Problem description
Copy out the whole listing exactly as written, leaving the pictures behind.

[start]

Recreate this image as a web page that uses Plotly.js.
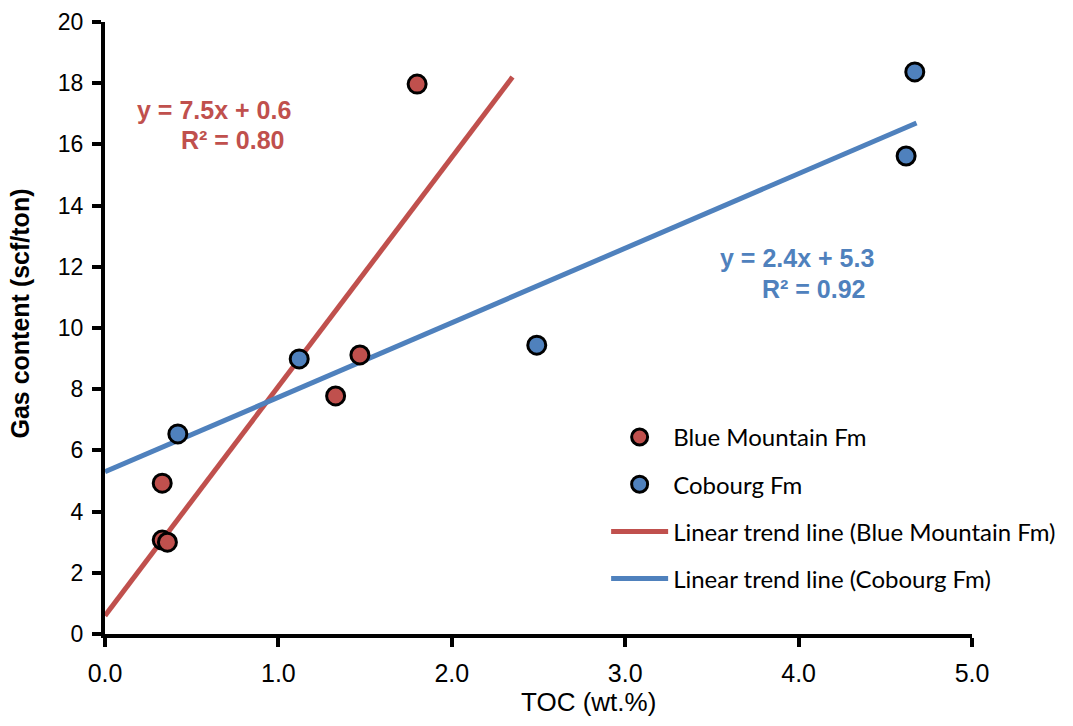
<!DOCTYPE html>
<html>
<head>
<meta charset="utf-8">
<script src="https://cdn.plot.ly/plotly-3.0.1.min.js"></script>
<style>html,body{margin:0;padding:0;background:#fff;}#chart{width:1073px;height:726px;}</style>
</head>
<body>
<div id="chart"></div>
<script>
// Blue Mountain Fm samples
const bmTOC = [0.33, 0.33, 0.36, 1.33, 1.47, 1.80];
const bmGas = [4.93, 3.07, 3.00, 7.78, 9.12, 17.97];
// Cobourg Fm samples
const cbTOC = [0.42, 1.12, 2.49, 4.62, 4.67];
const cbGas = [6.54, 8.99, 9.44, 15.62, 18.37];
// Trend lines (end points as drawn)
const bmTrendX = [0, 2.35];
const bmTrendY = [0.6, 18.2];
const cbTrendX = [0, 4.68];
const cbTrendY = [5.3, 16.7];
// Labels
const xTicks = [0, 1, 2, 3, 4, 5];
const xTickText = ["0.0", "1.0", "2.0", "3.0", "4.0", "5.0"];
const yTicks = [0, 2, 4, 6, 8, 10, 12, 14, 16, 18, 20];
const bmEqLines = ["y = 7.5x + 0.6", "R² = 0.80"];
const cbEqLines = ["y = 2.4x + 5.3", "R² = 0.92"];
const xTitle = "TOC (wt.%)";
const yTitle = "Gas content (scf/ton)";

const RED = "#c0504d", BLUE = "#4f81bd";
const legendFont = {family: "Lato, 'Open Sans', sans-serif", size: 24, color: "#000"};

const traces = [
  {x: bmTrendX, y: bmTrendY, mode: "lines", name: "Linear trend line (Blue Mountain Fm)",
   line: {color: RED, width: 5}, legendrank: 3, legendgroup: "c"},
  {x: cbTrendX, y: cbTrendY, mode: "lines", name: "Linear trend line (Cobourg Fm)",
   line: {color: BLUE, width: 5}, legendrank: 4, legendgroup: "d"},
  {x: bmTOC, y: bmGas, mode: "markers", name: "Blue Mountain Fm",
   marker: {color: RED, size: 18, line: {color: "#000", width: 3}}, legendrank: 1, legendgroup: "a"},
  {x: cbTOC, y: cbGas, mode: "markers", name: "Cobourg Fm",
   marker: {color: BLUE, size: 18, line: {color: "#000", width: 3}}, legendrank: 2, legendgroup: "b"}
];

function eqAnn(text, x, y, color) {
  return {x: x, y: y, xref: "x", yref: "y", text: "<b>" + text + "</b>", showarrow: false,
          xanchor: "left", yanchor: "middle", font: {size: 25, color: color}};
}

const layout = {
  width: 1073, height: 726,
  margin: {l: 105, r: 98, t: 22, b: 92},
  paper_bgcolor: "#fff", plot_bgcolor: "#fff",
  font: {family: "Arial, 'Liberation Sans', sans-serif", size: 22, color: "#000"},
  showlegend: true,
  legend: {x: 0.578, y: 0.358, xanchor: "left", yanchor: "top", font: legendFont,
           traceorder: "grouped", tracegroupgap: 13, bgcolor: "rgba(0,0,0,0)", itemwidth: 57},
  xaxis: {range: [0, 5], tickvals: xTicks, ticktext: xTickText, showgrid: false, zeroline: false,
          showline: true, linecolor: "#000", linewidth: 4, ticks: "outside", ticklen: 9, tickwidth: 4,
          tickcolor: "#000", tickfont: {size: 25}, ticklabelstandoff: 5},
  yaxis: {range: [0, 20], tickvals: yTicks, showgrid: false, zeroline: false,
          showline: true, linecolor: "#000", linewidth: 4, ticks: "outside", ticklen: 9, tickwidth: 4,
          tickcolor: "#000", tickfont: {size: 23}, ticklabelstandoff: 4},
  annotations: [
    eqAnn(bmEqLines[0], 0.175, 17.12, RED),
    eqAnn(bmEqLines[1], 0.428, 16.14, RED),
    eqAnn(cbEqLines[0], 3.537, 12.29, BLUE),
    eqAnn(cbEqLines[1], 3.778, 11.27, BLUE),
    {x: 0.5575, y: -0.111, xref: "paper", yref: "paper", text: xTitle, showarrow: false,
     xanchor: "center", yanchor: "middle", font: {size: 26}},
    {x: -0.0985, y: 0.523, xref: "paper", yref: "paper", text: "<b>" + yTitle + "</b>", showarrow: false,
     textangle: -90, xanchor: "center", yanchor: "middle", font: {size: 25}}
  ]
};

Plotly.newPlot("chart", traces, layout, {displayModeBar: false, staticPlot: true});
</script>
</body>
</html>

[end]

Response to this exercise
Recreate this image as a web page that uses Plotly.js.
<!DOCTYPE html>
<html>
<head>
<meta charset="utf-8">
<script src="https://cdn.plot.ly/plotly-3.0.1.min.js"></script>
<style>html,body{margin:0;padding:0;background:#fff;}#chart{width:1073px;height:726px;}</style>
</head>
<body>
<div id="chart"></div>
<script>
// Blue Mountain Fm samples
const bmTOC = [0.33, 0.33, 0.36, 1.33, 1.47, 1.80];
const bmGas = [4.93, 3.07, 3.00, 7.78, 9.12, 17.97];
// Cobourg Fm samples
const cbTOC = [0.42, 1.12, 2.49, 4.62, 4.67];
const cbGas = [6.54, 8.99, 9.44, 15.62, 18.37];
// Trend lines (end points as drawn)
const bmTrendX = [0, 2.35];
const bmTrendY = [0.6, 18.2];
const cbTrendX = [0, 4.68];
const cbTrendY = [5.3, 16.7];
// Labels
const xTicks = [0, 1, 2, 3, 4, 5];
const xTickText = ["0.0", "1.0", "2.0", "3.0", "4.0", "5.0"];
const yTicks = [0, 2, 4, 6, 8, 10, 12, 14, 16, 18, 20];
const bmEqLines = ["y = 7.5x + 0.6", "R² = 0.80"];
const cbEqLines = ["y = 2.4x + 5.3", "R² = 0.92"];
const xTitle = "TOC (wt.%)";
const yTitle = "Gas content (scf/ton)";

const RED = "#c0504d", BLUE = "#4f81bd";
const legendFont = {family: "Lato, 'Open Sans', sans-serif", size: 24, color: "#000"};

const traces = [
  {x: bmTrendX, y: bmTrendY, mode: "lines", name: "Linear trend line (Blue Mountain Fm)",
   line: {color: RED, width: 5}, legendrank: 3, legendgroup: "c"},
  {x: cbTrendX, y: cbTrendY, mode: "lines", name: "Linear trend line (Cobourg Fm)",
   line: {color: BLUE, width: 5}, legendrank: 4, legendgroup: "d"},
  {x: bmTOC, y: bmGas, mode: "markers", name: "Blue Mountain Fm",
   marker: {color: RED, size: 18, line: {color: "#000", width: 3}}, legendrank: 1, legendgroup: "a"},
  {x: cbTOC, y: cbGas, mode: "markers", name: "Cobourg Fm",
   marker: {color: BLUE, size: 18, line: {color: "#000", width: 3}}, legendrank: 2, legendgroup: "b"}
];

function eqAnn(text, x, y, color) {
  return {x: x, y: y, xref: "x", yref: "y", text: "<b>" + text + "</b>", showarrow: false,
          xanchor: "left", yanchor: "middle", font: {size: 25, color: color}};
}

const layout = {
  width: 1073, height: 726,
  margin: {l: 105, r: 98, t: 22, b: 92},
  paper_bgcolor: "#fff", plot_bgcolor: "#fff",
  font: {family: "Arial, 'Liberation Sans', sans-serif", size: 22, color: "#000"},
  showlegend: true,
  legend: {x: 0.578, y: 0.358, xanchor: "left", yanchor: "top", font: legendFont,
           traceorder: "grouped", tracegroupgap: 13, bgcolor: "rgba(0,0,0,0)", itemwidth: 57},
  xaxis: {range: [0, 5], tickvals: xTicks, ticktext: xTickText, showgrid: false, zeroline: false,
          showline: true, linecolor: "#000", linewidth: 4, ticks: "outside", ticklen: 9, tickwidth: 4,
          tickcolor: "#000", tickfont: {size: 25}, ticklabelstandoff: 5},
  yaxis: {range: [0, 20], tickvals: yTicks, showgrid: false, zeroline: false,
          showline: true, linecolor: "#000", linewidth: 4, ticks: "outside", ticklen: 9, tickwidth: 4,
          tickcolor: "#000", tickfont: {size: 23}, ticklabelstandoff: 4},
  annotations: [
    eqAnn(bmEqLines[0], 0.175, 17.12, RED),
    eqAnn(bmEqLines[1], 0.428, 16.14, RED),
    eqAnn(cbEqLines[0], 3.537, 12.29, BLUE),
    eqAnn(cbEqLines[1], 3.778, 11.27, BLUE),
    {x: 0.5575, y: -0.111, xref: "paper", yref: "paper", text: xTitle, showarrow: false,
     xanchor: "center", yanchor: "middle", font: {size: 26}},
    {x: -0.0985, y: 0.523, xref: "paper", yref: "paper", text: "<b>" + yTitle + "</b>", showarrow: false,
     textangle: -90, xanchor: "center", yanchor: "middle", font: {size: 25}}
  ]
};

Plotly.newPlot("chart", traces, layout, {displayModeBar: false, staticPlot: true});
</script>
</body>
</html>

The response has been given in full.